Review by Rexorcist for Death - Human (1991)
The creators of death metal, the very band the genre is named after, weren't just a bunch of guys that did really good metal. They KEPT ON revolutionizing the genre. All this started when they released what was potentially the heaviest album ever made with their debut: Scream Bloody Gore. It ended when they made death metal an accessible genre with their sixth album, Symbolic. And in the middle of that was a strange progression from the ultra heavy sophomore, Leprosy, the more technical but still underwhelming Spiritual Healing, and the album that turned death metal into an intelligent genre where one had to actually think, you know, beyond making gory sentences out of long words and medical terms. They turned death metal into a metal genre for thinkers and intellectuals, one that was all about exploring the human condition, and that album was named: Human.

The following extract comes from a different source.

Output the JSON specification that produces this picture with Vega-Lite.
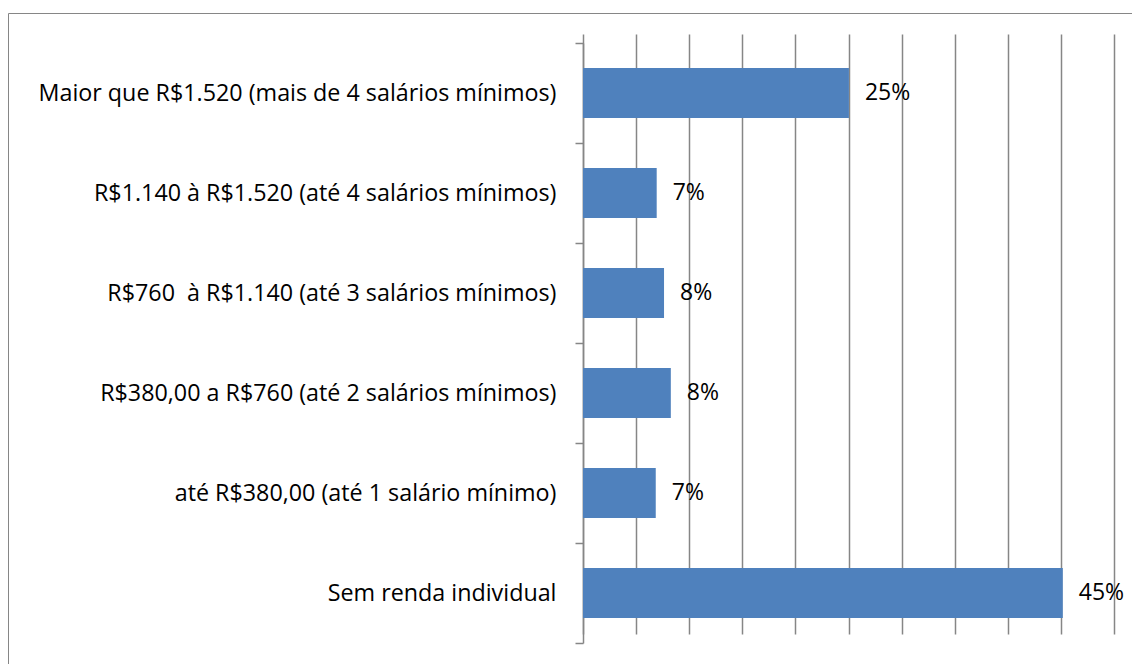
{
  "$schema": "https://vega.github.io/schema/vega-lite/v6.json",
  "width": 1124,
  "height": 651,
  "autosize": {"type": "none"},
  "padding": {"left": 8, "top": 13, "right": 0, "bottom": 0},
  "background": "white",
  "config": {
    "view": {"stroke": "#868686", "strokeWidth": 1},
    "font": "Open Sans"
  },
  "data": {
    "values": [
      {"faixa": "Maior que R$1.520 (mais de 4 salários mínimos)", "share": 0.2504},
      {"faixa": "R$1.140 à R$1.520 (até 4 salários mínimos)", "share": 0.0694},
      {"faixa": "R$760\u00a0 à R$1.140 (até 3 salários mínimos)", "share": 0.0763},
      {"faixa": "R$380,00 a R$760 (até 2 salários mínimos)", "share": 0.0827},
      {"faixa": "até R$380,00 (até 1 salário mínimo)", "share": 0.0685},
      {"faixa": "Sem renda individual", "share": 0.4518}
    ]
  },
  "encoding": {
    "y": {
      "field": "faixa",
      "type": "nominal",
      "sort": null,
      "scale": {"range": [30, 630], "paddingInner": 0, "paddingOuter": 0},
      "axis": {
        "title": null,
        "orient": "left",
        "offset": -575,
        "tickBand": "extent",
        "tickSize": 8,
        "tickColor": "#868686",
        "tickWidth": 1.5,
        "domainColor": "#868686",
        "domainWidth": 1.5,
        "labelPadding": 19,
        "labelFontSize": 23.3,
        "labelFont": "Open Sans",
        "labelColor": "#000000",
        "labelLimit": 0,
        "grid": false
      }
    },
    "x": {
      "field": "share",
      "type": "quantitative",
      "scale": {"domain": [0, 0.5], "range": [575, 1106], "nice": false, "zero": true},
      "axis": {
        "title": null,
        "values": [0, 0.05, 0.1, 0.15, 0.2, 0.25, 0.3, 0.35, 0.4, 0.45, 0.5],
        "grid": true,
        "gridColor": "#868686",
        "gridOpacity": 1,
        "gridWidth": 1.5,
        "labels": false,
        "ticks": false,
        "domain": false
      }
    }
  },
  "layer": [
    {"mark": {"type": "bar", "color": "#4F81BD", "height": {"band": 0.5}}},
    {
      "mark": {"type": "text", "align": "left", "baseline": "middle", "dx": 16, "fontSize": 23, "font": "Open Sans", "color": "#000000"},
      "encoding": {"text": {"field": "share", "type": "quantitative", "format": ".0%"}}
    }
  ]
}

This is the second-to-last album to feature the traditional tone of Death albums before they raised the thrash influence on Symbolic. This also means it bridges the gap of general accessibility between the raw thrashing and the lighter and more melodic introspection. So suffice it to say, this is the most representative of the whole Death catalogue. Because this is the first to get really technical, the drummer hired from Cynic was allowed to get crazy with it and build a real beat-based album by just being himself. The intro of our first track, Flattening of Emotions, literally opens up with the drummer bridging a weird gap between tribal atmospheres and jazzy technicality. This is a major factor for what makes Human one of those albums where tempo changes feel so fluent and natural, and the rest of the band is doing what they can to keep up with that technicality. This also has to do with the clean production and the flawless flow of the album, the latter of which leads me to call into question the typical criticism I have where an album's songs are a little difficult to truly differentiate from each other because of so few changes in style, save for the softer and more melodic instrumental, Cosmic Sea. I mean, how many blastbeat sections need to be at 200 BPM? This isn't a symphonic power metal album.
Human redefines death metal in a plethora of ways. It captures the roughest and nastiest sides of the band's music without relying on the goriness of previous albums, because there's a lot of room for intelligence and sophistication that they rarely wasted. This album is the definition of effort, as an overwhelming amount of it was put into the idea of composition. Death pulled a Wes Craven by focusing less on the rated-X sex, gore and yadda yadda, and focusing more on themes. In other words, Chuck grew the hell up. And while the recycling of the same base structural ideas does get on my nerves slightly, I'm still going to commend this as the standard sound for what a death metal album should be like.